After using Albini for God Is Good, OM turned to a San Francisco-based engineer, Jay Pellicci, for Advaitic Songs. “He’s mostly known for doing Deerhoof records. He’s extremely focused and has, I don’t know, a kind of a Zen vibe himself. He’s the real deal. He did basically the whole record, though Brandon Eggleston, who also works with The Mountain Goats and Swans, helped too.”

Those hoping OM might complement their eerily spiritual vibe with some similar-spirited props (guilty as charged) will be disappointed. OM let the music do the work, says Amos.

“There’s really no light show or anything, though we do try to keep it moody and dark. We kind of come from the punk movement in that sense. Like, when you used to see Fugazi play they’d turn up the house lights and play like they were in a gym.

“When a band has total power and total commitment to their own reality and atmosphere, they don’t need anything. We try to live up to that. We also don’t like not being able to breathe and smoke machines and all that shit.”

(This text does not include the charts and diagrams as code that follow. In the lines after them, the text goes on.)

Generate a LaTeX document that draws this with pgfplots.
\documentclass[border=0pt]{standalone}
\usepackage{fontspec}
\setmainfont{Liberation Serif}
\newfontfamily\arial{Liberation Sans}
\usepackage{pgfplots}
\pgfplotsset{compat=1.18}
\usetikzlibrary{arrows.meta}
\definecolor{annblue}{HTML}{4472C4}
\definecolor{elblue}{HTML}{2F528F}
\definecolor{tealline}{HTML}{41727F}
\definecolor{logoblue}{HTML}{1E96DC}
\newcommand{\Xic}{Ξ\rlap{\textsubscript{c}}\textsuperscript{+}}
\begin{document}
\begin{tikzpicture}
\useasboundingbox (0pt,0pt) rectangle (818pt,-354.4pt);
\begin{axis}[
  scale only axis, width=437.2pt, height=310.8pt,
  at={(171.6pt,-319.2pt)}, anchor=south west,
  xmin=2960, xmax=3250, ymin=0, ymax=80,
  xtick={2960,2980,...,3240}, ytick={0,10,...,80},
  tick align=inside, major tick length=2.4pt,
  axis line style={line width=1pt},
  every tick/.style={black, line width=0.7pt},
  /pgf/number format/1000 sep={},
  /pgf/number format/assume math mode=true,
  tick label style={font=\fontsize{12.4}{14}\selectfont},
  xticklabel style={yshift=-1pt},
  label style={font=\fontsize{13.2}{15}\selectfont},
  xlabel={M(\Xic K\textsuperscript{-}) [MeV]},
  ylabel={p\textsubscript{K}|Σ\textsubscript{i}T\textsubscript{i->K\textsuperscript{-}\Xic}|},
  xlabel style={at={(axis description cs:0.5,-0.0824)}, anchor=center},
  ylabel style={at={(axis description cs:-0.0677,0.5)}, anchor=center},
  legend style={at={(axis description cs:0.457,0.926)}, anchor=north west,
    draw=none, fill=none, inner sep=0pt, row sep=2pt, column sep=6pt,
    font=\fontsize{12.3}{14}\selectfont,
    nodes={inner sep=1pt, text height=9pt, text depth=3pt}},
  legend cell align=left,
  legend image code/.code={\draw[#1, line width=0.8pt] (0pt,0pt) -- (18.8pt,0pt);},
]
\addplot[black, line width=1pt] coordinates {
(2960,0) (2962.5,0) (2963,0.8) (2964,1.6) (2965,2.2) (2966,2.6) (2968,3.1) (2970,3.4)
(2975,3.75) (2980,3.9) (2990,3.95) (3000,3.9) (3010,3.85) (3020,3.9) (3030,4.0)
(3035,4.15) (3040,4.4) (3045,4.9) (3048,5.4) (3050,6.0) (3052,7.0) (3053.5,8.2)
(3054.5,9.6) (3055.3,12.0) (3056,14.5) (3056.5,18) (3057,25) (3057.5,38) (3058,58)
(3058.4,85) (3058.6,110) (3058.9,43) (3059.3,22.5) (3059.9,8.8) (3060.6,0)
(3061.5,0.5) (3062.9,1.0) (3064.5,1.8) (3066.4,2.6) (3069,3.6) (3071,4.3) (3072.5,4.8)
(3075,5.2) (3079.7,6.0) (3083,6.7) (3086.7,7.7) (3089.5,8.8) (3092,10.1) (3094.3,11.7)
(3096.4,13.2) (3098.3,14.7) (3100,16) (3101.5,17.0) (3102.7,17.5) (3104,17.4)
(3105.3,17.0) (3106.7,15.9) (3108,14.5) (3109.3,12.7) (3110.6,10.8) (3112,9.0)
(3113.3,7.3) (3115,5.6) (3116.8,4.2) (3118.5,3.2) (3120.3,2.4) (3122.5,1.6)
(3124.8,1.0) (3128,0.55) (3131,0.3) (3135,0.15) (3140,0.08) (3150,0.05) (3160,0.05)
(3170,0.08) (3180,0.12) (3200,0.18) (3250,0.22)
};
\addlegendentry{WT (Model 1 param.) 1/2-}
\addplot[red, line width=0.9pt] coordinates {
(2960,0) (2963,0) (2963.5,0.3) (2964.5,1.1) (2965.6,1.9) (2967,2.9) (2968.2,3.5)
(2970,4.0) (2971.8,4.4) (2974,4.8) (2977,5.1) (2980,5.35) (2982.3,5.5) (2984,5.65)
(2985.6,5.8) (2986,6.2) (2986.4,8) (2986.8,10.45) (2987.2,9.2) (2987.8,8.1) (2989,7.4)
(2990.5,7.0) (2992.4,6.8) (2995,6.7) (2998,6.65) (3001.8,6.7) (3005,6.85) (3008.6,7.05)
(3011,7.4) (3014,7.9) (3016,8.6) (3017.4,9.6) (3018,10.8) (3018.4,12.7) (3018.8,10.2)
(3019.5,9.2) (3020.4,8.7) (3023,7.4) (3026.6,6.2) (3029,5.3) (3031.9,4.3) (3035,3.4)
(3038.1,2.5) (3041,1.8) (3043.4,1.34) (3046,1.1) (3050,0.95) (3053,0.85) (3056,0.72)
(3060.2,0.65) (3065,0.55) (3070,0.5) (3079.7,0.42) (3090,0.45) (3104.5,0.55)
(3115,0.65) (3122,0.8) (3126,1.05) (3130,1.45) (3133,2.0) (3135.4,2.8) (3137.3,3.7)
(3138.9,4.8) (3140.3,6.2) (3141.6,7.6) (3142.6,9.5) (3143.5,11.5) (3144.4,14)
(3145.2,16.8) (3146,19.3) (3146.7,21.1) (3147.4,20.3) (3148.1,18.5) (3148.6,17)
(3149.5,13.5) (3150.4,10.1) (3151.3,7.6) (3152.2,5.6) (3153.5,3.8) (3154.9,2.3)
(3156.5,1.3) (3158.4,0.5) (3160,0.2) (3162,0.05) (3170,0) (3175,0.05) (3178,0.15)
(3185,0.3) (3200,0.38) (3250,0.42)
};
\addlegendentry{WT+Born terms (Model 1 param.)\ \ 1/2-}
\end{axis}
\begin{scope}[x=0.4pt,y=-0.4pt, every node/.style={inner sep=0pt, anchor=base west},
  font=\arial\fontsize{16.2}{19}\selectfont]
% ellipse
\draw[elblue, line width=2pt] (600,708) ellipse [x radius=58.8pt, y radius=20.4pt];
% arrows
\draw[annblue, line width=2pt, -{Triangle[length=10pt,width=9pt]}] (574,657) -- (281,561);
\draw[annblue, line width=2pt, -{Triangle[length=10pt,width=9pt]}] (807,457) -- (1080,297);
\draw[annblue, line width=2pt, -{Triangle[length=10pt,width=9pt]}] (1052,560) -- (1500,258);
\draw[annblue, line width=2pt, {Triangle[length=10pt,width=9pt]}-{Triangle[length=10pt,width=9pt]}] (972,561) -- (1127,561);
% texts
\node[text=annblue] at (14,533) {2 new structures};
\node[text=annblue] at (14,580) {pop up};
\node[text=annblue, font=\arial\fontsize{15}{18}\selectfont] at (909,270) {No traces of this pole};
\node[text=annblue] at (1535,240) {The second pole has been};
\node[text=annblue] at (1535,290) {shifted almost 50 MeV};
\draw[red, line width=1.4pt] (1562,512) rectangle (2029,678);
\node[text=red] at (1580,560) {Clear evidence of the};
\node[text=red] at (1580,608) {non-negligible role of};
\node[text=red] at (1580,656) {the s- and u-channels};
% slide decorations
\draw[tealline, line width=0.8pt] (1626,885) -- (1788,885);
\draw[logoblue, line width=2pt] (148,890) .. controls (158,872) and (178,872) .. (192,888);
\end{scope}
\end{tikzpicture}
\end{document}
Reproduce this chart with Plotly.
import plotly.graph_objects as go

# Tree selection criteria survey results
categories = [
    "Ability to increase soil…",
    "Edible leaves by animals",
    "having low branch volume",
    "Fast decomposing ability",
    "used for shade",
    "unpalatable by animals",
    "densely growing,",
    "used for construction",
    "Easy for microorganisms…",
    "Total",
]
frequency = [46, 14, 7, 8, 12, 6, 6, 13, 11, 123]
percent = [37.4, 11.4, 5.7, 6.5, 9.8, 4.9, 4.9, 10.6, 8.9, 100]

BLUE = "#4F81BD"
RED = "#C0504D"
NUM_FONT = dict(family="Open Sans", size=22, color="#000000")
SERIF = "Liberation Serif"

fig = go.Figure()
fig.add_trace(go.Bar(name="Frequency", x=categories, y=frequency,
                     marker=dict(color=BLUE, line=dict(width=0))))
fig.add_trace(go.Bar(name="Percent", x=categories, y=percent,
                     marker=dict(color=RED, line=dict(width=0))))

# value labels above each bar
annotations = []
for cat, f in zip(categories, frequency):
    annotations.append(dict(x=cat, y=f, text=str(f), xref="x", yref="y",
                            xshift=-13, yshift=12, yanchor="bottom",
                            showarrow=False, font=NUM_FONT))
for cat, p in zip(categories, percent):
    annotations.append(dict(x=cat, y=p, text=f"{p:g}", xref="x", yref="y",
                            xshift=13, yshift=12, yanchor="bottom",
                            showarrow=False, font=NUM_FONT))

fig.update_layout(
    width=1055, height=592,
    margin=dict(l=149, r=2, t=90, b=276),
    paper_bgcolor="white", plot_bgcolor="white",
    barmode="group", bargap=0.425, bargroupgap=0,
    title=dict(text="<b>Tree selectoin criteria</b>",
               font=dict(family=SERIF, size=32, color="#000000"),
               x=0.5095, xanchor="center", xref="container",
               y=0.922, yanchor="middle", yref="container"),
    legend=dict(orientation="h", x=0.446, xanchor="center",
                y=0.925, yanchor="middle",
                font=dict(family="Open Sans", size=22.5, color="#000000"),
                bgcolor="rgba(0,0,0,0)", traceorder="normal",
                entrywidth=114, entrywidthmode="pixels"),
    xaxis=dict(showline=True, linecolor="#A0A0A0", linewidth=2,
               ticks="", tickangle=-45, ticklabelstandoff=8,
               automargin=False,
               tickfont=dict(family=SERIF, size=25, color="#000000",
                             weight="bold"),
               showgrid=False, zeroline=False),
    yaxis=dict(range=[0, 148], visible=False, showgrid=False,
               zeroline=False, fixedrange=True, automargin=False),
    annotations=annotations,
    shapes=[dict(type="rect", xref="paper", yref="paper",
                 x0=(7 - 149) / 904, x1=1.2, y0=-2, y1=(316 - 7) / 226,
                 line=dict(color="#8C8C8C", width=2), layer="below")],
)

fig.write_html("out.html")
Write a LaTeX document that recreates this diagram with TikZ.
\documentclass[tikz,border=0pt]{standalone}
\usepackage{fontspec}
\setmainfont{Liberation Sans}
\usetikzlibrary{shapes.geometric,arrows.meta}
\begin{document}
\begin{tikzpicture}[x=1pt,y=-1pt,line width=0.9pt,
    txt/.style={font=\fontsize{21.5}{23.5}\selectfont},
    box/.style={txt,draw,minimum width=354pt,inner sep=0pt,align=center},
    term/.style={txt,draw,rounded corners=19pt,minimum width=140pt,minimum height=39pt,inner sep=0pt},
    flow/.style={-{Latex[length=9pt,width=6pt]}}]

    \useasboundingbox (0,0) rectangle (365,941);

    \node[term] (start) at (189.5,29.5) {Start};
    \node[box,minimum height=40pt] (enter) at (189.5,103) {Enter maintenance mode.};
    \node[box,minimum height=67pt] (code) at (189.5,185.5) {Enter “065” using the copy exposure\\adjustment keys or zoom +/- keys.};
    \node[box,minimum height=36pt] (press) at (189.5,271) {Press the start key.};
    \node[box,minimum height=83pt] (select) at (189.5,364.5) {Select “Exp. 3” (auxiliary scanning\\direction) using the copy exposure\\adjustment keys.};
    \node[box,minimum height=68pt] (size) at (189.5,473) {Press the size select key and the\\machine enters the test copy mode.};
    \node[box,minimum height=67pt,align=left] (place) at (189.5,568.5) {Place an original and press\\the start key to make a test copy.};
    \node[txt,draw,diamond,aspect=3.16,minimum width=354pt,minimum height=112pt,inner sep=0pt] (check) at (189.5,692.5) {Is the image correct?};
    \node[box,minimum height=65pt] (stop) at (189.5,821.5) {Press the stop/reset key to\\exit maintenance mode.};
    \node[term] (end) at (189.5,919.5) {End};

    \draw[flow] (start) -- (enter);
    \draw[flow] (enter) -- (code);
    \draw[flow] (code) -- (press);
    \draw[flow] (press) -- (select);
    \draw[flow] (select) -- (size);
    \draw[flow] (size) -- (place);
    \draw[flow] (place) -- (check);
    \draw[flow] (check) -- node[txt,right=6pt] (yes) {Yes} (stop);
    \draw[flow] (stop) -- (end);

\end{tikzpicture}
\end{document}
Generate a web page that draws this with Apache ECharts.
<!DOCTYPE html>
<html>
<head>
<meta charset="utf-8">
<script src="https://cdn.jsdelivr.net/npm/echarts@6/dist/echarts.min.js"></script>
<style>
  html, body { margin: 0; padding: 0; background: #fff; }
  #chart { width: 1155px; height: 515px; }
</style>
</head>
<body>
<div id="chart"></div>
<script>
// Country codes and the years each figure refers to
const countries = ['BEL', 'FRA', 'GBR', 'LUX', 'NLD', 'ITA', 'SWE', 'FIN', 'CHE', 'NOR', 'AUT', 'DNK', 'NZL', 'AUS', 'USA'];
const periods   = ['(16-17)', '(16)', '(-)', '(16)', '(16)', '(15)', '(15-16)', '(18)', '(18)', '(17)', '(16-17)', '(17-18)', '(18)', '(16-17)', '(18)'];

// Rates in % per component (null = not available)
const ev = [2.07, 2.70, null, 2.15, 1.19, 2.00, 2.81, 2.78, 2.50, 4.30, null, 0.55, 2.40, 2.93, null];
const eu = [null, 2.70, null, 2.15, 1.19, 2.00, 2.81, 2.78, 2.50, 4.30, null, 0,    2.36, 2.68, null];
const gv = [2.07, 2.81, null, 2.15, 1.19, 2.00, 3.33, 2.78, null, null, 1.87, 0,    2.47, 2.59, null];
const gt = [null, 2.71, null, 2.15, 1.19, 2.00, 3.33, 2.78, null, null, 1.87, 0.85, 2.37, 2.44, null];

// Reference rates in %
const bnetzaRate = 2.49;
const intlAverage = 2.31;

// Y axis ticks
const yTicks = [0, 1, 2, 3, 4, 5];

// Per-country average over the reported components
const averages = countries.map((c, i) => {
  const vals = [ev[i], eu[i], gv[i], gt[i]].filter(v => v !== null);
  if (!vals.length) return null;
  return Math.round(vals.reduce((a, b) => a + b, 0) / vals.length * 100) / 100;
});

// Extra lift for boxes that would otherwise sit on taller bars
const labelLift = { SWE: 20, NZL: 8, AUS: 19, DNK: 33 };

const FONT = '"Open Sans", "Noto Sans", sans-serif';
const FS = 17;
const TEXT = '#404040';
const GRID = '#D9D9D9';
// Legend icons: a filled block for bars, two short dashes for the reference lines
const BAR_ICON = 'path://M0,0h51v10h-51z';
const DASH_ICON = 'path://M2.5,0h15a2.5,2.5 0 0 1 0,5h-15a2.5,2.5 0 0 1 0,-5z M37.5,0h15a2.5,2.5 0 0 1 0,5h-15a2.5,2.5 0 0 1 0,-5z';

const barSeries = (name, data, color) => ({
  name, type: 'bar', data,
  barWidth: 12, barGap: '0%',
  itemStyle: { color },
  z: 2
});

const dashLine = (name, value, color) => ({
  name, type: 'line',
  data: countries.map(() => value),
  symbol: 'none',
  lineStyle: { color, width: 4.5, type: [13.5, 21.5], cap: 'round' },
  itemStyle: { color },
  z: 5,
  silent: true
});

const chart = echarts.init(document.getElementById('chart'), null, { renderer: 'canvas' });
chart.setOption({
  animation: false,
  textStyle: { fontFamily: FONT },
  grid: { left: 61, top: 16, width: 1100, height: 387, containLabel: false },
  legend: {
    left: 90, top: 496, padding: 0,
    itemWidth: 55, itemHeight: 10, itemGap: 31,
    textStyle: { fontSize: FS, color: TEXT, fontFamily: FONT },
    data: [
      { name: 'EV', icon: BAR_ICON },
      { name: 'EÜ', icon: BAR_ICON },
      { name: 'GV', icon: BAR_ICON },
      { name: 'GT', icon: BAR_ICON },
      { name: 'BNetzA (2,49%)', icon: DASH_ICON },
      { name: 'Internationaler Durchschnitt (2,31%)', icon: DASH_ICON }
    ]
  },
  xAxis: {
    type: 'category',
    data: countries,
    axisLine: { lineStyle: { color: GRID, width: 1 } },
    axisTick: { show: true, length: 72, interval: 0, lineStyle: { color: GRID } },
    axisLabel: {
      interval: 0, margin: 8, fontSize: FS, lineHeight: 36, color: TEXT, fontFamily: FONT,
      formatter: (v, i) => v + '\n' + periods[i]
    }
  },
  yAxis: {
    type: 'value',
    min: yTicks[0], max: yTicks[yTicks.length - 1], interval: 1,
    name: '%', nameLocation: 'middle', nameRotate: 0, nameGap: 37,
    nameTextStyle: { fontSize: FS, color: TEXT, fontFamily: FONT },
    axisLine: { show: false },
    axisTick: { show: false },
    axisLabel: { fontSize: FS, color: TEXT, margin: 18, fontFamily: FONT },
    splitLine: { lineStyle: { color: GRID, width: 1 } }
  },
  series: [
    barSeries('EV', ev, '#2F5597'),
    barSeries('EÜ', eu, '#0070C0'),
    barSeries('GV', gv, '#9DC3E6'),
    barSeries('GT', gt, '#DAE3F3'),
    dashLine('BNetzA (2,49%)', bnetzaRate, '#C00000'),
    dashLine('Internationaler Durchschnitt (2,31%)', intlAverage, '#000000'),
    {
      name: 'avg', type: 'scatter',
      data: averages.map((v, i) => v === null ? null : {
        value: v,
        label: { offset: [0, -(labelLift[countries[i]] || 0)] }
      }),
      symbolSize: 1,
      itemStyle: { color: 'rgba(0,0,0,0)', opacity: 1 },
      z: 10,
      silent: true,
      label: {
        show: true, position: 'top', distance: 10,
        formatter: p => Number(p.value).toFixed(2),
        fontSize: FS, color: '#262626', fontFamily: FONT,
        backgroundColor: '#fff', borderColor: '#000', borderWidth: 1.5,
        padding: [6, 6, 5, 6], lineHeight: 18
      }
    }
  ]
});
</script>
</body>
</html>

When it comes to lyrics, however, OM couldn’t be further from punk. Amos is hesitant to talk about them at all, given they’re written by Cisneros – “it would be really weird for me to try to interpret his lyrics” – but is happy to explain, if not the meaning, then at least Cisneros’ perspective on words such as ‘Traveller now reach the stream/The astral flight adapter/From the pain-sheath life ascends/The Non-returner sees’ (from State Of Non Return).

“A punk song is like, ‘I hate my boss, I hate my parents’. Everything about it is so direct. The challenge Al faces is putting words to ideas that are not as simple or as temporal or pedestrian. It’s supposed to be from a place that’s more ineffable and to describe it would diminish the power and mystique of the place it’s trying to honour.”